December’s issue explores craft in the modern world, from the extravagant creations at Burning Man to the glassblowing stars of a surprise Netflix hit
The art of making: this issue explores our obsession with craft and asks why we cling to the tangible in a post-material age. Icon’s editor Priya Khanchandani delves into reality TV’s unlikely love of the handmade and talks to the winner of Netflix’s competitive glass-blowing series Blown Away. Eddie Blake finds God in the most unlikely places, from warehouses to bingo halls. And we also look at the spectacular installations that rose from the desert sand at this year’s Burning Man. Plus: Es Devlin on biennales in a wasteful world, architect Jean-Philippe Vassal, of Lacaton & Vassal, on repair over replacement and an exploration of the Stirling-nominated Cork House.
A word from Priya Khanchandani, editor of Icon:
As Grayson Perry put it, craft used to be considered in terms such as, ‘an over-blown Blue Peter project’ or a ‘zoo-bred animal that could not survive in the wild of the market place’. Perry, who won the Turner Prize in 2003, was disillusioned at the lack of acknowledgement of craft as a serious discipline. In his acceptance speech he said, ‘I think the art world had more trouble coming to terms with me being a potter than my choice of frocks.’
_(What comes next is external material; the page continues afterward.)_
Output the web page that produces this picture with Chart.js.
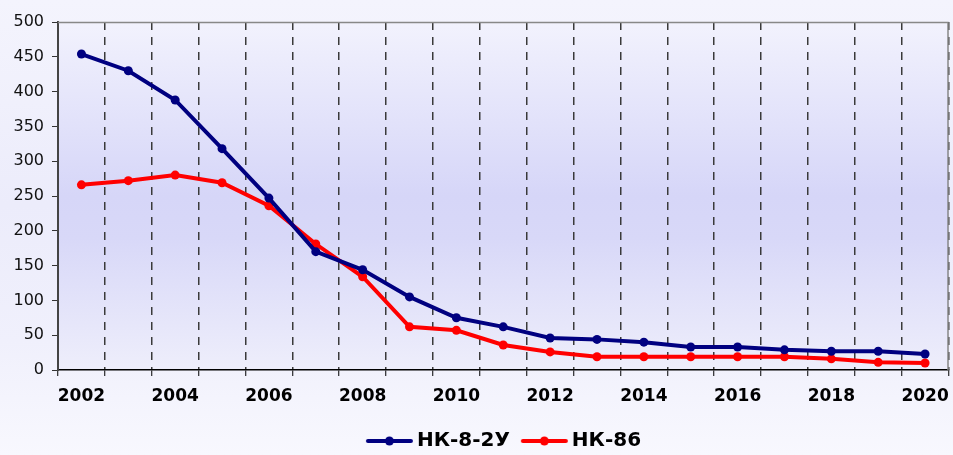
<!DOCTYPE html>
<html>
<head>
<meta charset="utf-8">
<script src="https://cdn.jsdelivr.net/npm/chart.js@4.4.1/dist/chart.umd.min.js"></script>
<style>
  html, body { margin: 0; padding: 0; background: #f6f6fd; }
  #wrap { width: 953px; height: 455px; position: relative;
    background: linear-gradient(to bottom, #f4f4fd 0%, #ececfb 45%, #f0f0fc 75%, #f8f8fe 100%); }
</style>
</head>
<body>
<div id="wrap"><canvas id="c" width="953" height="455"></canvas></div>
<script>
const years = ['2002','2003','2004','2005','2006','2007','2008','2009','2010','2011','2012','2013','2014','2015','2016','2017','2018','2019','2020'];
const nk82u = [454, 430, 388, 318, 247, 170, 144, 105, 75, 62, 46, 44, 40, 33, 33, 29, 27, 27, 23];
const nk86  = [266, 272, 280, 269, 236, 181, 134, 62, 57, 36, 26, 19, 19, 19, 19, 19, 16, 11, 10];
const seriesNames = ['НК-8-2У', 'НК-86'];
const seriesColors = ['#000080', '#ff0000'];
const yTicks = [0, 50, 100, 150, 200, 250, 300, 350, 400, 450, 500];

function legendIcon(color) {
  const cv = document.createElement('canvas');
  cv.width = 64; cv.height = 12;
  const g = cv.getContext('2d');
  g.strokeStyle = color; g.lineWidth = 4; g.lineCap = 'round';
  g.beginPath(); g.moveTo(18, 6); g.lineTo(61, 6); g.stroke();
  g.fillStyle = color;
  g.beginPath(); g.arc(39.5, 6, 4.5, 0, Math.PI * 2); g.fill();
  return cv;
}
const icons = seriesColors.map(legendIcon);

const plotBg = {
  id: 'plotBg',
  afterLayout(chart) {
    if (chart.legend) { chart.legend.left += 48; }
  },
  beforeDraw(chart) {
    const {ctx, chartArea: a} = chart;
    const gr = ctx.createLinearGradient(0, a.top, 0, a.bottom);
    gr.addColorStop(0, '#f2f2fd');
    gr.addColorStop(0.5, '#d6d6f8');
    gr.addColorStop(0.62, '#d8d8f8');
    gr.addColorStop(1, '#eeeefb');
    ctx.save();
    ctx.fillStyle = gr;
    ctx.fillRect(a.left, a.top, a.right - a.left, a.bottom - a.top);
    ctx.restore();
  },
  afterDatasetsDraw(chart) {
    const {ctx, chartArea: a} = chart;
    ctx.save();
    ctx.strokeStyle = '#888';
    ctx.lineWidth = 1.5;
    ctx.beginPath();
    ctx.moveTo(a.left, a.top + 0.5);
    ctx.lineTo(a.right - 0.5, a.top + 0.5);
    ctx.lineTo(a.right - 0.5, a.bottom);
    ctx.stroke();
    ctx.restore();
  }
};

new Chart(document.getElementById('c'), {
  type: 'line',
  data: {
    labels: years,
    datasets: [
      { label: seriesNames[0], data: nk82u, borderColor: seriesColors[0], backgroundColor: seriesColors[0],
        borderWidth: 4, pointRadius: 4.5, pointHoverRadius: 4.5, pointBorderWidth: 0, tension: 0 },
      { label: seriesNames[1], data: nk86, borderColor: seriesColors[1], backgroundColor: seriesColors[1],
        borderWidth: 4, pointRadius: 4.5, pointHoverRadius: 4.5, pointBorderWidth: 0, tension: 0 }
    ]
  },
  options: {
    responsive: false,
    animation: false,
    layout: { padding: { top: 22, right: 3, left: 0, bottom: -6 } },
    plugins: {
      tooltip: { enabled: false },
      legend: {
        position: 'bottom',
        labels: {
          usePointStyle: true,
          pointStyleWidth: 50,
          boxHeight: 12,
          padding: 2,
          color: '#000',
          font: { family: 'DejaVu Sans', size: 20, weight: 'bold' },
          generateLabels(chart) {
            return chart.data.datasets.map((ds, i) => ({
              text: ds.label, pointStyle: icons[i], fillStyle: ds.borderColor,
              strokeStyle: ds.borderColor, lineWidth: 0, datasetIndex: i, hidden: false
            }));
          }
        }
      }
    },
    scales: {
      x: {
        type: 'category',
        offset: true,
        grid: {
          offset: true,
          display: true,
          drawOnChartArea: true,
          color: (ctx) => (ctx.index === 0 || ctx.index === years.length) ? 'rgba(0,0,0,0)' : '#3a3a3a',
          lineWidth: 1.5,
          tickColor: '#000',
          tickLength: 6,
          tickBorderDash: [],
          tickWidth: 1
        },
        border: { display: true, color: '#000', width: 1.5, dash: [8, 7] },
        ticks: {
          autoSkip: false,
          maxRotation: 0,
          color: '#000',
          padding: 10,
          font: { family: 'DejaVu Sans', size: 17, weight: 'bold' },
          callback: (v, i) => (i % 2 === 0 ? years[i] : '')
        },
        afterFit(scale) { scale.height = 59; scale.paddingRight = 0; scale.paddingLeft = 0; }
      },
      y: {
        min: 0, max: 500,
        afterBuildTicks(scale) { scale.ticks = yTicks.map(v => ({ value: v })); },
        grid: { display: true, drawOnChartArea: false, tickLength: 6, tickColor: '#333', tickWidth: 1 },
        border: { display: true, color: '#444', width: 2 },
        ticks: {
          color: '#111',
          padding: 8,
          font: { family: 'DejaVu Sans', size: 16 }
        },
        afterFit(scale) { scale.width = 58; }
      }
    }
  },
  plugins: [plotBg]
});
</script>
</body>
</html>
Since then, perceptions of craft have shifted. In an era when service industries have superseded manufacturing and people live mainly through screens, we have begun to realise the downsides of the intangible world and have turned to making things to help us feel more human. Apart from the proliferation of craft spaces on our high streets, this is evident in the degree to which maker culture has become valued as a form of design. There are new material institutes and maker spaces galore, universities teaching woodwork, and companies that used to take pride in identikit mass manufacture encouraging users to ‘hack’ their products at home and share the results on Instagram.
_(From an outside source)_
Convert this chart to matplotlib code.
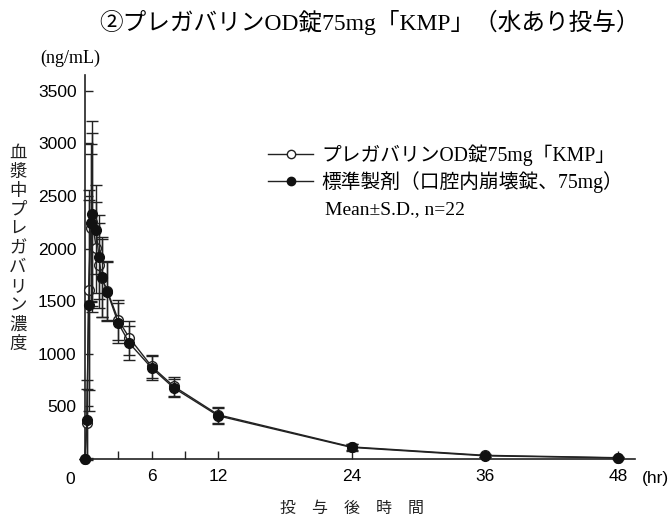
import matplotlib
matplotlib.use("Agg")
import matplotlib.pyplot as plt
from matplotlib.lines import Line2D

# ---- data ----
time_hr = [0, 0.17, 0.33, 0.5, 0.67, 1, 1.25, 1.5, 2, 3, 4, 6, 8, 12, 24, 36, 48]
test_mean = [0, 340, 1610, 2200, 2250, 2010, 1840, 1720, 1600, 1320, 1150, 880, 690, 420, 115, 35, 12]
test_sd = [0, 330, 950, 700, 850, 430, 400, 370, 280, 190, 160, 110, 90, 75, 30, 12, 6]
ref_mean = [0, 370, 1460, 2240, 2330, 2180, 1920, 1730, 1590, 1290, 1100, 865, 675, 410, 110, 30, 10]
ref_sd = [0, 380, 1000, 750, 880, 420, 400, 380, 280, 190, 160, 110, 90, 75, 30, 12, 6]

title = "②プレガバリンOD錠75mg「KMP」（水あり投与）"
test_label = "プレガバリンOD錠75mg「KMP」"
ref_label = "標準製剤（口腔内崩壊錠、75mg）"
note = "Mean±S.D., n=22"
y_label = "血漿中プレガバリン濃度"
x_label = "投　与　後　時　間"
unit_y = "(ng/mL)"
unit_x = "(hr)"
x_ticks = [0, 3, 6, 9, 12, 24, 36, 48]
x_ticklabels = ["", "", "6", "", "12", "24", "36", "48"]
y_ticks = [0, 500, 1000, 1500, 2000, 2500, 3000, 3500]
y_ticklabels = ["", "500", "1000", "1500", "2000", "2500", "3000", "3500"]

JP_SERIF = ["Liberation Serif", "Noto Sans CJK JP"]
JP_SANS = ["Noto Sans CJK JP", "DejaVu Sans"]
NUM = ["Liberation Sans Narrow", "Liberation Sans"]

W, H = 672, 522
fig = plt.figure(figsize=(W / 100, H / 100), dpi=100)
ax = fig.add_axes([85 / W, 1 - 459 / H, (635 - 85) / W, (459 - 75) / H])

ax.errorbar(time_hr, test_mean, yerr=test_sd, color="#222222", lw=1.0,
            marker="o", ms=7, mfc="white", mec="#222222", mew=1.0,
            ecolor="#222222", elinewidth=1.0, capsize=4.5, capthick=1.0,
            zorder=3, clip_on=False)
ax.errorbar(time_hr, ref_mean, yerr=ref_sd, color="#222222", lw=1.0,
            marker="o", ms=7, mfc="#111111", mec="#111111",
            ecolor="#222222", elinewidth=1.0, capsize=4.5, capthick=1.0,
            zorder=4, clip_on=False)

ax.set_xlim(0, 49.5)
ax.set_ylim(0, 3650)
for s in ("top", "right"):
    ax.spines[s].set_visible(False)
for s in ("left", "bottom"):
    ax.spines[s].set_linewidth(1.2)
    ax.spines[s].set_color("#222222")

ax.set_xticks(x_ticks)
ax.set_xticklabels(x_ticklabels, family=NUM, fontsize=12.5)
ax.set_yticks(y_ticks)
ax.set_yticklabels(y_ticklabels, family=NUM, fontsize=12.5)
ax.tick_params(direction="in", length=6, width=1.0, color="#222222", pad=7)
ax.tick_params(axis="y", pad=6)

# corner "0" label
ax.annotate("0", xy=(0, 0), xycoords="data", xytext=(-11, -9),
            textcoords="offset points", ha="center", va="top",
            family=NUM, fontsize=12.5)
ax.annotate(unit_x, xy=(1, 0), xycoords="axes fraction", xytext=(5, -9),
            textcoords="offset points", ha="left", va="top",
            family=NUM, fontsize=12.5)

fig.text(370 / W, 1 - 22 / H, title, ha="center", va="center",
         family=JP_SERIF, fontsize=17)
fig.text(40 / W, 1 - 58 / H, unit_y, ha="left", va="center",
         family=JP_SERIF, fontsize=13)
fig.text(18 / W, 1 - 248 / H, "\n".join(y_label), ha="center", va="center",
         family=JP_SANS, fontsize=12.5, linespacing=1.08, color="#222222")
fig.text(352 / W, 1 - 508 / H, x_label, ha="center", va="center",
         family=JP_SANS, fontsize=11.5, color="#222222")

h_test = Line2D([], [], color="#222222", lw=1.0, marker="o", ms=6,
                mfc="white", mec="#222222")
h_ref = Line2D([], [], color="#222222", lw=1.0, marker="o", ms=6,
               mfc="#111111", mec="#111111")
leg = ax.legend([h_test, h_ref], [test_label, ref_label], loc="upper left",
                bbox_to_anchor=(268 / W, 1 - 144 / H),
                bbox_transform=fig.transFigure, frameon=False,
                handlelength=2.3, handletextpad=0.4, labelspacing=0.3,
                prop={"family": JP_SERIF, "size": 14.2}, borderpad=0,
                borderaxespad=0)
fig.text(325 / W, 1 - 210 / H, note, ha="left", va="center",
         family=JP_SERIF, fontsize=14)

fig.savefig("out.png", dpi=100)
This issue finds craft in places where you may not normally think to look, beginning with reality TV, the antithesis of the wholesomeness that we associate with the handmade. The new Netflix series Blown Away is proof that reality TV’s cultural engagement has extended beyond cocktail flavours to activities such as shaping molten glass. We also find craft at Burning Man, where enormous experimental structures – such as Geordie Van Der Bosch’s Temple of Direction, a wooden pavilion inspired by Japanese torii gates – are built, then performatively set to flames.
Craft is also being embraced in places where it formerly declined. We examine how Luton (the town where I grew up) has begun to pay homage to its now dormant hat industry by investing in cultural placemaking and providing studio space for makers. We find London’s contemporary identity in the shifting of a shop front or the ephemeral architecture of festivals, through interventions driven by users rather than architects, like an old cinema that became a bingo hall before being adapted into a place of worship.
According to glass blower Deborah Czeresko of Blown Away, ‘there’s a magic and connectedness to the planet when you start working with materials and respect for those materials is really important in the disposable culture we live in.’ Consumerism and technology have given us access to everything we desire, but there’s an underlying sense we’re searching for something that’s missing; and this couldn’t be more evident than in our renewed obsession with craft.